NEW YORK (GenomeWeb) – Researchers from Baylor College of Medicine and elsewhere have provided new details on the multiple molecular diagnoses that are sometimes made by clinical exome sequencing.
In a report published in the New England Journal of Medicine yesterday, the team outlined diagnostic patterns present in clinical exome sequences for almost 7,400 unrelated individuals tested consecutively at Baylor's diagnostic laboratory. Across this cohort, successful molecular diagnoses were made in more than 28 percent of cases, with almost 5 percent of those diagnoses involving alterations at more than one disease locus.
"Our data challenge the notion that a diagnostic investigation is necessarily complete after a single genetic diagnosis has been obtained," senior author James Lupski, a molecular and human genetics and pediatrics researcher at Baylor College of Medicine, and his co-authors wrote. "The phenotype of a patient with two genetic diagnoses may be influenced by the extent to which the phenotype associated with each individual disease overlaps that of the other."
The latest results build on work that Sharon Plon, a molecular and human genetics and pediatric oncology researcher at Baylor, presented at the New York Genome Center earlier this year. At the time, Plon provided information on 1,400 individuals diagnosed by exome sequencing, including 74 individuals with mutations at two disease loci, half a dozen individuals with mutations at three disease-related loci, and two individuals with mutations at four suspicious sites.
In the published study, the Baylor College of Medicine-led team described results from a retrospective analysis of 7,374 individuals tested. The group included 345 affected individuals whose parents were tested as well.
Of the 2,076 individuals who were diagnosed by exome sequencing, the authors noted that 101 individuals — or 4.9 percent of those diagnosed — had disease-related variants at two or more loci. In particular, two molecular diagnoses were made in 97 individuals, while three individuals had three molecular diagnoses, and four diagnoses were made in one individual.

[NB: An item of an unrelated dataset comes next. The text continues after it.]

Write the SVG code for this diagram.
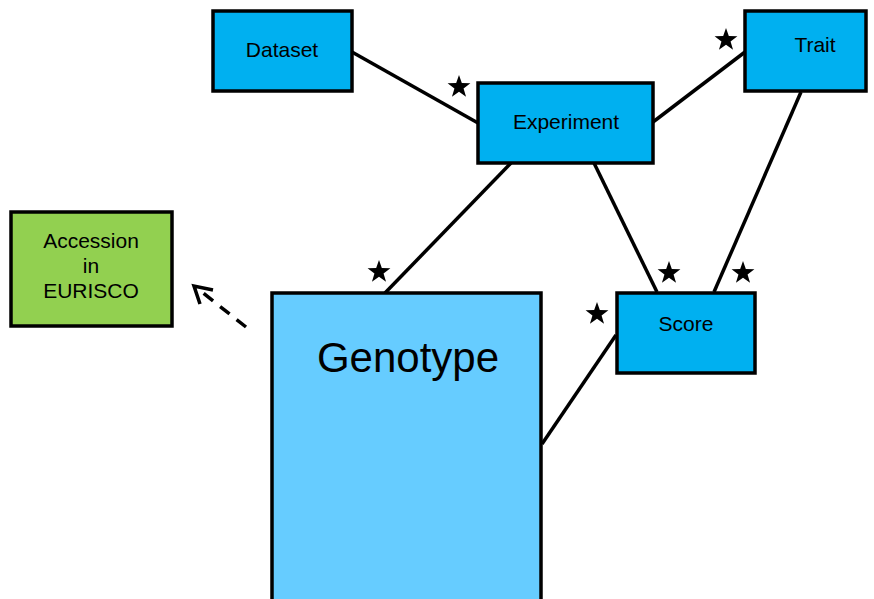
<svg xmlns="http://www.w3.org/2000/svg" width="874" height="599" viewBox="0 0 874 599">
<style>
.box{stroke:#000;stroke-width:3.5}
.blue{fill:#00B0F0}
.lt{fill:#66CCFF}
.grn{fill:#92D050}
.lbl{font-family:"Liberation Sans",Arial,sans-serif;font-size:21px;fill:#000;text-anchor:middle}
.conn line{stroke:#000;stroke-width:3.5}
</style>
<defs>
<polygon id="star" points="0,-12 2.82,-3.88 11.41,-3.71 4.56,1.48 7.05,9.71 0,4.8 -7.05,9.71 -4.56,1.48 -11.41,-3.71 -2.82,-3.88" fill="#000"/>
</defs>
<rect width="874" height="599" fill="#fff"/>
<g class="conn">
<line x1="352" y1="52" x2="478" y2="123"/>
<line x1="653" y1="122" x2="745" y2="52"/>
<line x1="801" y1="92" x2="714" y2="292"/>
<line x1="594" y1="163" x2="657" y2="292"/>
<line x1="511" y1="163" x2="385" y2="293"/>
<line x1="616" y1="335" x2="542" y2="444"/>
<line x1="246" y1="327" x2="198" y2="289" stroke-dasharray="12,9"/>
<polyline points="200,304 194,286 213,290" fill="none" stroke="#000" stroke-width="3.5"/>
</g>
<g id="stars">
<use href="#star" x="459" y="87"/>
<use href="#star" x="726" y="40"/>
<use href="#star" x="379" y="272"/>
<use href="#star" x="669" y="273"/>
<use href="#star" x="743" y="273"/>
<use href="#star" x="597" y="314"/>
</g>
<g id="dataset"><rect class="box blue" x="213" y="11" width="139" height="80"/><text class="lbl" x="282" y="57">Dataset</text></g>
<g id="experiment"><rect class="box blue" x="478" y="83" width="175" height="80"/><text class="lbl" x="566" y="129">Experiment</text></g>
<g id="trait"><rect class="box blue" x="745" y="11" width="121" height="80"/><text class="lbl" x="815" y="52">Trait</text></g>
<g id="score"><rect class="box blue" x="617" y="293" width="138" height="80"/><text class="lbl" x="686" y="331">Score</text></g>
<g id="accession"><rect class="box grn" x="11" y="212" width="161" height="114"/><text class="lbl" x="91" y="248">Accession</text><text class="lbl" x="91" y="273">in</text><text class="lbl" x="91" y="298">EURISCO</text></g>
<g id="genotype"><rect class="box lt" x="272" y="293" width="269" height="320"/><text class="lbl" x="408" y="372" style="font-size:42px">Genotype</text></g>
</svg>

By folding in parental sequence data, when possible, the researchers estimated that almost 68 percent of the autosomal dominant disease gene mutations appeared de novo in the affected individuals, rather than being inherited. Likewise, de novo variants appeared to account for nearly 52 percent of the X-linked disease gene changes identified. At least 20 diagnosed individuals carried homozygous mutations in autosomal recessive disease genes that were inherited from parents who each carried one mutated copy of the gene.
Their results also suggested that a significant proportion of the individuals with multiple disease-related gene alterations carried causal copy number changes: such changes were identified in 12 patients or 11.9 percent of those with multiple diagnoses.

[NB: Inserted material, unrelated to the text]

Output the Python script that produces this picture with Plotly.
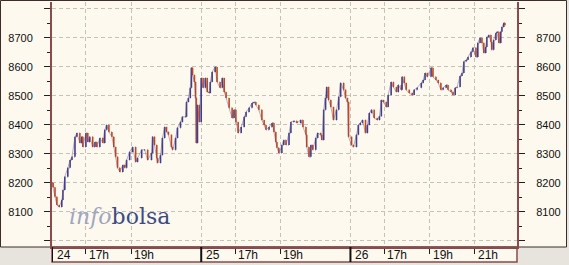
import plotly.graph_objects as go

# ---------------- data ----------------
day_labels = ["24", "25", "26"]

times_24 = ["15:30", "15:33", "15:38", "15:43", "15:49", "15:56", "15:59", "16:04", "16:12", "16:18",
            "16:23", "16:31", "16:36", "16:44", "16:49", "16:52", "17:00", "17:05", "17:10", "17:18",
            "17:24", "17:29", "17:37", "17:45", "17:50", "17:55", "18:01", "18:09", "18:14", "18:19",
            "18:24", "18:30", "18:38", "18:43", "18:48", "18:56", "19:04", "19:12", "19:17", "19:28",
            "19:36", "19:44", "19:54", "19:57", "20:02", "20:08", "20:10", "20:18", "20:23", "20:29",
            "20:34", "20:39", "20:47", "20:50", "20:58", "21:03", "21:11", "21:16", "21:24", "21:27",
            "21:32", "21:37", "21:40", "21:43", "21:48", "21:51", "21:53", "21:56", "22:01"]
close_24 = [8200, 8185, 8152, 8124, 8117, 8141, 8176, 8221, 8252, 8279,
            8290, 8359, 8372, 8338, 8359, 8324, 8372, 8341, 8359, 8324,
            8341, 8324, 8355, 8338, 8383, 8400, 8376, 8359, 8324, 8290,
            8252, 8238, 8262, 8252, 8279, 8307, 8324, 8272, 8286, 8314,
            8314, 8279, 8303, 8359, 8331, 8286, 8269, 8296, 8355, 8393,
            8376, 8366, 8324, 8314, 8355, 8390, 8410, 8428, 8428, 8479,
            8493, 8528, 8597, 8572, 8548, 8493, 8338, 8469, 8410]

times_25 = ["15:30", "15:35", "15:41", "15:46", "15:51", "15:54", "15:59", "16:07", "16:12", "16:20",
            "16:26", "16:31", "16:36", "16:44", "16:52", "16:57", "17:02", "17:08", "17:16", "17:24",
            "17:29", "17:37", "17:45", "17:50", "17:55", "18:03", "18:11", "18:17", "18:22", "18:30",
            "18:38", "18:43", "18:48", "18:51", "18:56", "19:04", "19:09", "19:15", "19:23", "19:28",
            "19:36", "19:44", "19:54", "20:00", "20:08", "20:10", "20:16", "20:21", "20:26", "20:34",
            "20:39", "20:47", "20:50", "20:55", "21:00", "21:03", "21:08", "21:14", "21:21", "21:29",
            "21:35", "21:40", "21:48", "21:53", "21:58", "22:01"]
close_25 = [8562, 8528, 8562, 8514, 8510, 8548, 8583, 8600, 8548, 8528,
            8562, 8514, 8493, 8459, 8424, 8452, 8410, 8372, 8393, 8428,
            8445, 8459, 8476, 8479, 8469, 8452, 8417, 8400, 8383, 8393,
            8407, 8376, 8341, 8321, 8303, 8331, 8348, 8331, 8372, 8410,
            8414, 8407, 8417, 8393, 8366, 8324, 8290, 8331, 8314, 8355,
            8372, 8366, 8348, 8452, 8493, 8531, 8486, 8462, 8417, 8452,
            8497, 8545, 8521, 8493, 8479, 8359]

times_26 = ["15:33", "15:38", "15:46", "15:51", "15:56", "16:02", "16:10", "16:15", "16:20", "16:26",
            "16:33", "16:41", "16:47", "16:52", "16:57", "17:05", "17:10", "17:18", "17:24", "17:32",
            "17:37", "17:45", "17:47", "17:53", "17:58", "18:06", "18:14", "18:19", "18:27", "18:38",
            "18:43", "18:48", "18:54", "19:04", "19:09", "19:17", "19:23", "19:30", "19:36", "19:44",
            "19:49", "19:57", "20:02", "20:08", "20:13", "20:21", "20:26", "20:31", "20:37", "20:42",
            "20:50", "20:55", "21:03", "21:08", "21:14", "21:19", "21:24", "21:29", "21:32", "21:37",
            "21:43", "21:45", "21:50", "21:56", "21:59", "22:04", "22:09", "22:12", "22:17", "22:20"]
close_26 = [8331, 8324, 8366, 8400, 8407, 8417, 8372, 8400, 8441, 8452,
            8424, 8417, 8430, 8486, 8479, 8462, 8503, 8548, 8531, 8514,
            8538, 8521, 8566, 8545, 8521, 8510, 8503, 8521, 8528, 8545,
            8555, 8579, 8566, 8597, 8566, 8555, 8545, 8521, 8528, 8538,
            8521, 8514, 8503, 8528, 8531, 8569, 8579, 8619, 8624, 8634,
            8652, 8666, 8634, 8683, 8700, 8683, 8648, 8669, 8703, 8710,
            8686, 8659, 8693, 8717, 8721, 8683, 8721, 8738, 8752, 8745]

hour_labels = ["17h", "19h", "21h"]
hour_times = ["17:00", "19:00", "21:00"]
hours_shown = {"24": ["17h", "19h"], "25": ["17h", "19h"], "26": ["17h", "19h", "21h"]}

y_labels = [8100, 8200, 8300, 8400, 8500, 8600, 8700]

# ---------------- build session-time axis ----------------
SESSION_OPEN = 15 * 60 + 30
DAY_SPAN = 396  # minutes of axis allotted per session


def tmin(s):
    h, m = s.split(":")
    return int(h) * 60 + int(m)


days = {"24": (times_24, close_24), "25": (times_25, close_25), "26": (times_26, close_26)}
xs, cl = [], []
for d, lab in enumerate(day_labels):
    t, c = days[lab]
    for ti, ci in zip(t, c):
        xs.append(d * DAY_SPAN + tmin(ti) - SESSION_OPEN)
        cl.append(ci)
op = [cl[0]] + cl[:-1]
hi = [max(a, b) for a, b in zip(op, cl)]
lo = [min(a, b) for a, b in zip(op, cl)]

day_pos = [d * DAY_SPAN for d in range(len(day_labels))]
hour_pos, hour_txt = [], []
for d, lab in enumerate(day_labels):
    for hl, ht in zip(hour_labels, hour_times):
        if hl in hours_shown[lab]:
            hour_pos.append(d * DAY_SPAN + tmin(ht) - SESSION_OPEN)
            hour_txt.append(hl)

# ---------------- styling ----------------
CREAM = "#fdf9ee"
GRAY = "#e6e4dc"
BROWN = "#8c4a4a"
DARK = "#3c2c2c"
GRID = "#c6c2b6"
BLUE = "#3e3e8e"
RED = "#c4481f"

W, H = 569, 265
L, R, T, B = 52, 52, 2, 18
pw, ph = W - L - R, H - T - B


def px(x):
    return (x - L) / pw


def py(y):
    return (H - B - y) / ph


fig = go.Figure()
# thin connecting trace underneath, so the dense bars read as one continuous series
fig.add_trace(go.Scatter(x=xs, y=cl, mode="lines", line=dict(color="#6a4a7a", width=0.8),
                         opacity=0.55, hoverinfo="skip", showlegend=False))
fig.add_trace(go.Ohlc(
    x=xs, open=op, high=hi, low=lo, close=cl,
    increasing=dict(line=dict(color=BLUE, width=1.6)),
    decreasing=dict(line=dict(color=RED, width=1.6)),
    tickwidth=0.5, hoverinfo="skip", showlegend=False,
))
fig.add_trace(go.Scatter(x=[xs[0]], y=[cl[0]], yaxis="y2", mode="markers",
                         marker=dict(opacity=0), hoverinfo="skip", showlegend=False))

yr = [7979, 8824]
yt = list(range(8000, 8801, 100))
ytxt = [str(v) if v in y_labels else "" for v in yt]
yax = dict(range=yr, tickvals=yt, ticktext=ytxt, showline=True, linecolor=BROWN, linewidth=2,
           ticks="outside", ticklen=6, tickcolor="#202020", tickwidth=1,
           showgrid=True, gridcolor=GRID, gridwidth=1, griddash="4px,3px", zeroline=False,
           tickfont=dict(family="Liberation Sans, Arial", size=11, color="#111111"),
           ticklabelstandoff=9, fixedrange=True,
           minor=dict(tickvals=list(range(8050, 8800, 100)), ticks="outside", ticklen=3,
                      tickcolor="#202020", showgrid=False))

fig.update_layout(
    width=W, height=H, margin=dict(l=L, r=R, t=T, b=B, pad=0),
    paper_bgcolor=GRAY, plot_bgcolor=CREAM, showlegend=False,
    xaxis=dict(range=[0, 1234], tickvals=day_pos + hour_pos, showticklabels=False,
               ticks="outside", ticklen=5, tickcolor="#202020", tickwidth=1,
               showline=True, linecolor=BROWN, linewidth=2, zeroline=False,
               showgrid=True, gridcolor=GRID, gridwidth=1, griddash="4px,3px",
               rangeslider=dict(visible=False), fixedrange=True),
    yaxis=dict(side="left", **yax),
    yaxis2=dict(side="right", overlaying="y", **yax),
)

shapes = [
    # cream chart box (left and right panels) with dark frame
    dict(type="rect", xref="paper", yref="paper", x0=px(0.5), x1=px(566.5), y0=py(247), y1=py(0.5),
         fillcolor=CREAM, line=dict(color=DARK, width=1), layer="below"),
    # x label band
    dict(type="rect", xref="paper", yref="paper", x0=px(L), x1=px(517), y0=py(262), y1=py(247),
         fillcolor=CREAM, line=dict(color=BROWN, width=1.5), layer="below"),
]
for dp in day_pos:
    shapes.append(dict(type="line", xref="x", yref="paper", x0=dp, x1=dp, y0=py(247), y1=py(262),
                       line=dict(color="#111111", width=2)))
fig.update_layout(shapes=shapes)

ann = []
for dp, lab in zip(day_pos, day_labels):
    ann.append(dict(x=dp, xref="x", y=py(255), yref="paper", text=lab, showarrow=False,
                    xanchor="left", yanchor="middle", xshift=3,
                    font=dict(family="Liberation Sans, Arial", size=12, color="#111111")))
for hp, lab in zip(hour_pos, hour_txt):
    ann.append(dict(x=hp, xref="x", y=py(255), yref="paper", text=lab, showarrow=False,
                    xanchor="left", yanchor="middle", xshift=1,
                    font=dict(family="Liberation Sans, Arial", size=12, color="#111111")))
ann.append(dict(x=px(67), xref="paper", y=py(216), yref="paper", showarrow=False,
                xanchor="left", yanchor="middle",
                text="<span style='color:#a0a5c0'><i>info</i></span><span style='color:#3f4b86'>bolsa</span>",
                font=dict(family="DejaVu Serif", size=22)))
fig.update_layout(annotations=ann)

fig.write_html("out.html")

Using information gleaned from the Online Mendelian Inheritance in Man and Human Phenotype Ontology databases, the team also attempted to establish a framework for distinguishing between cases with multiple molecular diagnoses that involved more than one distinct clinical phenotype and those with overlapping symptoms or phenotypes.

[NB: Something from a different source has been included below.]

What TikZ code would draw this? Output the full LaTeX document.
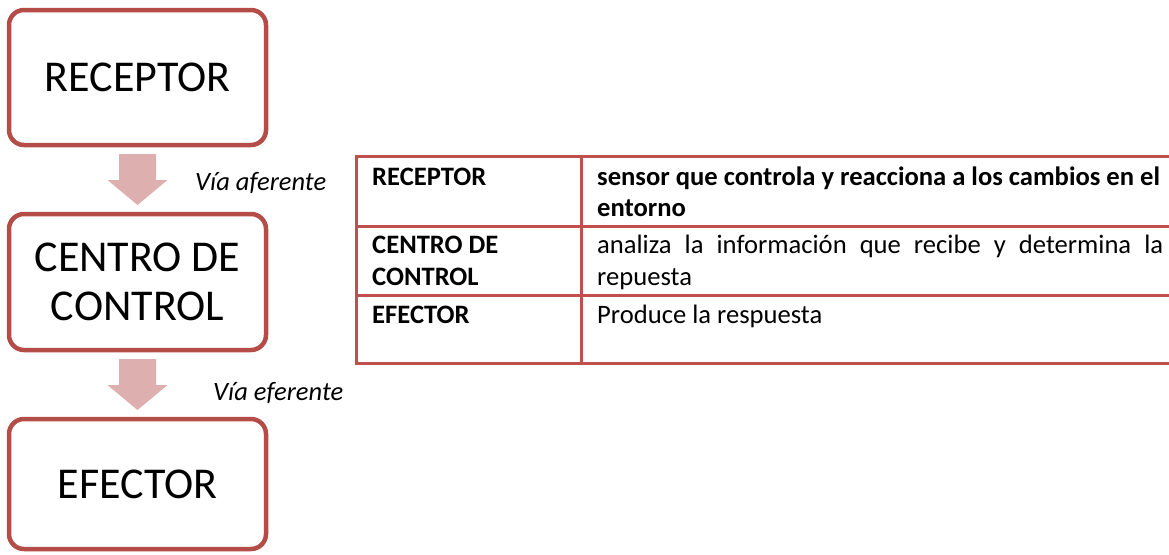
\documentclass[tikz,border=0pt]{standalone}
\usepackage{fontspec}
\setmainfont{Carlito}
\definecolor{borde}{RGB}{180,77,72}
\definecolor{linea}{RGB}{192,80,77}
\definecolor{rosa}{RGB}{221,176,175}
\tikzset{
  caja/.style={draw=borde, line width=4.5pt, rounded corners=15pt, fill=white,
    minimum width=257pt, outer sep=0pt, align=center,
    font=\fontsize{44}{49}\selectfont},
  flecha/.style={fill=rosa},
  via/.style={anchor=base west, inner sep=0pt, font=\fontsize{26.5}{31}\selectfont\itshape},
  celda/.style={anchor=base west, inner sep=0pt, font=\fontsize{26.6}{31}\selectfont},
  negrita/.style={anchor=base west, inner sep=0pt, font=\fontsize{26.6}{31}\selectfont\bfseries},
  rejilla/.style={draw=linea, line width=3pt}
}

\begin{document}
\begin{tikzpicture}[x=1pt,y=-1pt]
\useasboundingbox (0,0) rectangle (1169,554);

% esquema
\node[caja, minimum height=135pt] (rec) at (137.5,77.5) {RECEPTOR};
\node[caja, minimum height=136pt] (cen) at (137.5,282) {CENTRO DE\\CONTROL};
\node[caja, minimum height=130pt] (efe) at (137.5,484) {EFECTOR};

\foreach \a/\b in {rec/cen, cen/efe}
  \fill[flecha] ([xshift=-18.5pt,yshift=-9pt]\a.south) -- ([xshift=18.5pt,yshift=-9pt]\a.south)
    -- ([xshift=18.5pt,yshift=-35pt]\a.south) -- ([xshift=30pt,yshift=-35pt]\a.south)
    -- ([yshift=9pt]\b.north) -- ([xshift=-30pt,yshift=-35pt]\a.south)
    -- ([xshift=-18.5pt,yshift=-35pt]\a.south) -- cycle;

\node[via] (afe) at (195,190) {Vía aferente};
\node[via] (efr) at (213,400) {Vía eferente};

% tabla
\draw[rejilla] (356,156) rectangle (1185,363);
\draw[rejilla] (356,226) -- (1185,226);
\draw[rejilla] (356,295) -- (1185,295);
\draw[rejilla] (581,156) -- (581,363);

\node[negrita] (c1) at (372,185) {RECEPTOR};
\node[negrita] (d1) at (597,185) {sensor que controla y reacciona a los cambios en el};
\node[negrita] (d1b) at (597,216) {entorno};
\node[negrita] (c2) at (372,253) {CENTRO DE};
\node[negrita] (c2b) at (372,285) {CONTROL};
\node[celda] (d2) at (597,253) {\makebox[566pt][s]{analiza la información que recibe y determina la}};
\node[celda] (d2b) at (597,285) {repuesta};
\node[negrita] (c3) at (372,323) {EFECTOR};
\node[celda] (d3) at (597,323) {Produce la respuesta};
\end{tikzpicture}
\end{document}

"Our results show that structured clinical ontologies can be used to determine the degree of overlap between two Mendelian diseases in the same patient; the diseases can be distinct or overlapping," the authors wrote. "Distinct disease phenotypes affect different organ systems, whereas overlapping disease phenotypes are more likely to be caused by two genes encoding proteins that interact within the same pathway."